AI tool aggregates microplastics across studies

Mounds of mismatched plastics data get an app for rapid comparison

by Louisa Dalton, special to C&EN
November 25, 2024

 

A gloved hand picks a millimeters-sized flake of plastic with tweezers out of a pile of similarly sized plastic flakes in assorted colors.
Credit: Shutterstock

As microplastics have multiplied, so have the studies quantifying them. And across all those studies, plastics researchers use thousands of different categories for materials, shapes, and size ranges, which means those mounting data can’t be easily combined to show a larger picture.

In terms of data compatibility, “it’s been the Wild West for a long time,” says Win Cowger, research director at Moore Institute for Plastic Pollution Research. “We need a tool to wrangle everything together.”

Cowger joined forces with environmental science graduate student Hannah Hapich and hydrologist Andrew Gray at the University of California, Riverside, to create such a tool (Environ. Sci. Technol. 2024, DOI: 10.1021/acs.est.4c02406). Hapich saw how the growth in natural language processing (NLP) technology, computing power, and open-source artificial intelligence software could automate data harmonization in a way that wasn’t possible even a year ago.

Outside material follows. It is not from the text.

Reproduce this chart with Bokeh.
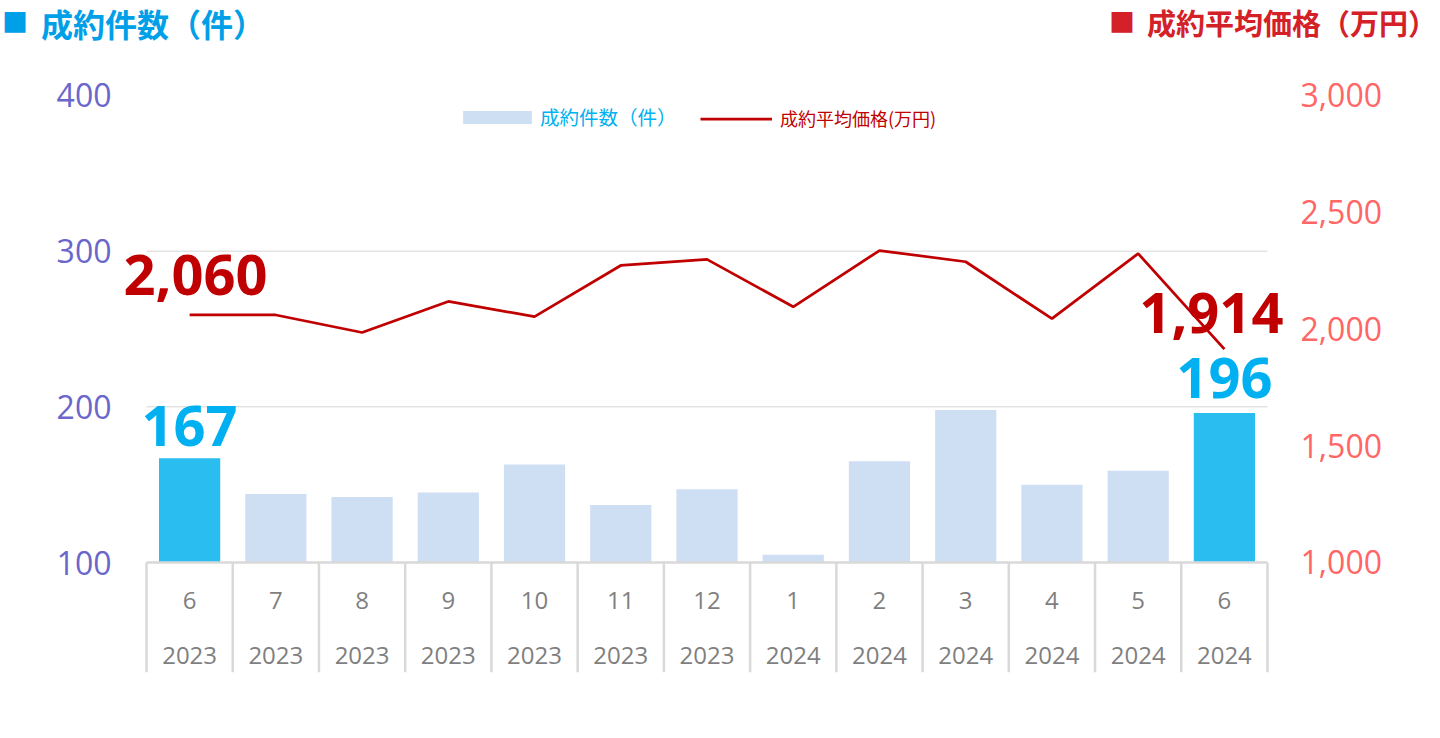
from bokeh.plotting import figure
from bokeh.layouts import column
from bokeh.models import (Range1d, LinearAxis, FixedTicker, Legend, LegendItem,
                          NumeralTickFormatter, ColumnDataSource, Div)
from bokeh.core.properties import value
from bokeh.embed import file_html
from bokeh.resources import INLINE

# ---- data ----
months = ["6", "7", "8", "9", "10", "11", "12", "1", "2", "3", "4", "5", "6"]
years = ["2023"] * 7 + ["2024"] * 6
counts = [167, 144, 142, 145, 163, 137, 147, 105, 165, 198, 150, 159, 196]
prices = [2060, 2060, 1985, 2118, 2053, 2272, 2298, 2095, 2336, 2288, 2044, 2323, 1914]
left_ticks = [100, 200, 300, 400]
right_ticks = [1000, 1500, 2000, 2500, 3000]
grid_ticks = [200, 300]
title_left = "成約件数（件）"
title_right = "成約平均価格（万円）"
legend_bar = "成約件数（件）"
legend_line = "成約平均価格(万円)"

n = len(months)
xs = [i + 0.5 for i in range(n)]
hl_idx = [0, n - 1]

JP = "Noto Sans CJK JP"
NUM = "Open Sans"
W = 1440
HEAD_H = 47
MAIN_H = 689
BLUE_T = "#00a0e9"
RED_T = "#d42027"

# ---------- header (two titles) ----------
def span(txt, left, top, size, color, bold=True):
    fw = "bold" if bold else "normal"
    return (f'<span style="position:absolute;left:{left}px;top:{top}px;line-height:normal;'
            f'font-size:{size}px;font-weight:{fw};color:{color};white-space:nowrap;'
            f'font-family:\'{JP}\';">{txt}</span>')

header_html = (f'<div style="position:relative;width:{W}px;height:{HEAD_H}px;margin:0;padding:0;">'
               + span("■", 2, 2, 26, BLUE_T, False)
               + span(title_left, 41, 0, 32, BLUE_T)
               + span("■", 1109, 2, 26, RED_T, False)
               + span(title_right, 1147, 1, 29, RED_T)
               + '</div>')
h = Div(text=header_html, width=W, height=HEAD_H, styles={"margin": "0", "padding": "0"})

# ---------- main chart ----------
y_lo, y_hi = 29.34, 425.05
p_lo, p_hi = 528.9, 3167.0
x_lo, x_hi = -0.3015, n + 0.2087

p = figure(width=W, height=MAIN_H, output_backend="svg", toolbar_location=None,
           x_range=Range1d(x_lo, x_hi), y_range=Range1d(y_lo, y_hi),
           x_axis_location=None, min_border_left=120, min_border_right=155,
           min_border_top=9, min_border_bottom=64, outline_line_color=None,
           background_fill_color="white", border_fill_color="white")
p.extra_y_ranges = {"price": Range1d(p_lo, p_hi)}

ya = p.yaxis[0]
ya.ticker = FixedTicker(ticks=left_ticks)
ya.axis_line_color = None
ya.major_tick_line_color = None
ya.minor_tick_line_color = None
ya.major_label_text_font = NUM
ya.major_label_text_font_size = "32px"
ya.major_label_text_color = "#6a66cc"
ya.major_label_standoff = 3

ra = LinearAxis(y_range_name="price", ticker=FixedTicker(ticks=right_ticks),
                formatter=NumeralTickFormatter(format="0,0"))
ra.axis_line_color = None
ra.major_tick_line_color = None
ra.minor_tick_line_color = None
ra.major_label_text_font = NUM
ra.major_label_text_font_size = "32px"
ra.major_label_text_color = "#ff6666"
ra.major_label_standoff = 9
p.add_layout(ra, "right")

p.grid.visible = False
# horizontal gridlines spanning the category area only
p.segment(x0=[0] * len(grid_ticks), y0=grid_ticks, x1=[n] * len(grid_ticks), y1=grid_ticks,
          line_color="#e3e3e3", line_width=1.5)

# bars
light = ColumnDataSource(dict(x=[xs[i] for i in range(n) if i not in hl_idx],
                              top=[counts[i] for i in range(n) if i not in hl_idx]))
hl = ColumnDataSource(dict(x=[xs[i] for i in hl_idx], top=[counts[i] for i in hl_idx]))
light_r = p.vbar(x="x", top="top", bottom=left_ticks[0], width=0.71, source=light,
                 fill_color="#cfdff3", line_color=None)
p.vbar(x="x", top="top", bottom=left_ticks[0], width=0.71, source=hl,
       fill_color="#2abdf0", line_color=None)

# line
line_r = p.line(xs, prices, y_range_name="price", line_color="#c00000", line_width=2.75)

# category axis line and separators
p.segment(x0=[0], y0=[left_ticks[0]], x1=[n], y1=[left_ticks[0]],
          line_color="#d9d9d9", line_width=2.5)
p.segment(x0=list(range(n + 1)), y0=[left_ticks[0]] * (n + 1),
          x1=list(range(n + 1)), y1=[y_lo] * (n + 1),
          line_color="#d9d9d9", line_width=2.5)

px_per_unit = 616 / (y_hi - y_lo)
month_y = left_ticks[0] - 38 / px_per_unit
year_y = left_ticks[0] - 93 / px_per_unit
p.text(x=xs, y=[month_y] * n, text=months, text_align="center", text_baseline="middle",
       text_font=value(NUM), text_font_size="24px", text_color="#7f7f7f")
p.text(x=xs, y=[year_y] * n, text=years, text_align="center", text_baseline="middle",
       text_font=value(NUM), text_font_size="24px", text_color="#7f7f7f")

# data labels
p.text(x=[xs[0]], y=[prices[0]], text=[f"{prices[0]:,}"], y_range_name="price",
       x_offset=6, y_offset=-40, text_align="center", text_baseline="middle",
       text_font=value(NUM), text_font_style="bold", text_font_size="56px",
       text_color="#c00000")
p.text(x=[xs[-1]], y=[prices[-1]], text=[f"{prices[-1]:,}"], y_range_name="price",
       x_offset=-13, y_offset=-36, text_align="center", text_baseline="middle",
       text_font=value(NUM), text_font_style="bold", text_font_size="56px",
       text_color="#c00000")
p.text(x=[xs[0], xs[-1]], y=[counts[0], counts[-1]],
       text=[str(counts[0]), str(counts[-1])],
       x_offset=[0, 0], y_offset=[-32, -35], text_align="center", text_baseline="middle",
       text_font=value(NUM), text_font_style="bold", text_font_size="56px",
       text_color="#00b0f0")

# legends
leg1 = Legend(items=[LegendItem(label=legend_bar, renderers=[light_r])],
              location=(334, 541), orientation="horizontal", glyph_width=86,
              glyph_height=16, label_standoff=0, label_height=26, padding=0, margin=0,
              border_line_color=None, background_fill_alpha=0,
              label_text_font=JP, label_text_font_size="19.5px",
              label_text_color="#00b0f0")
leg2 = Legend(items=[LegendItem(label=legend_line, renderers=[line_r])],
              location=(580, 541), orientation="horizontal", glyph_width=72,
              glyph_height=13, label_standoff=8, label_height=26, padding=0, margin=0,
              border_line_color=None, background_fill_alpha=0,
              label_text_font=JP, label_text_font_size="18px",
              label_text_color="#c00000")
p.add_layout(leg1)
p.add_layout(leg2)

layout = column(h, p, spacing=0)
open("out.html", "w").write(file_html(layout, INLINE))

The team’s AI-powered model sorts material and shape categories into hierarchical nested bins. It incorporates more than 50 reference and conversion databases to convert information on microplastics’ length, material, and shape to their volume, mass, and density. Hapich has posted the open-source app and dubbed it MaTCH (Microplastics and Trash Cleaning and Harmonization).

The software, its creators found, can harmonize otherwise incomparable datasets (such as river and drinking water studies) with differing formats, measurements, and particle descriptions. Its NLP technology assigns unfamiliar categories to correct bins 71–94% of the time—which is high for NLP models, Hapich says. “The tool exponentially speeds up the process.”

The tool outputs sunburst plots that organize data hierarchically, which make clear how the tool categorized and sorted the input datasets. “The whole idea is to maximize comparability without flattening the data and destroying specificity,” Hapich says.

California recently became the first government in the world to require testing for microplastics in drinking water, and Cowger wants to make it standard practice to run drinking water analyses through MaTCH. “It really just makes the data extremely useful and rapidly comparable. This is how everybody should do it,” he says.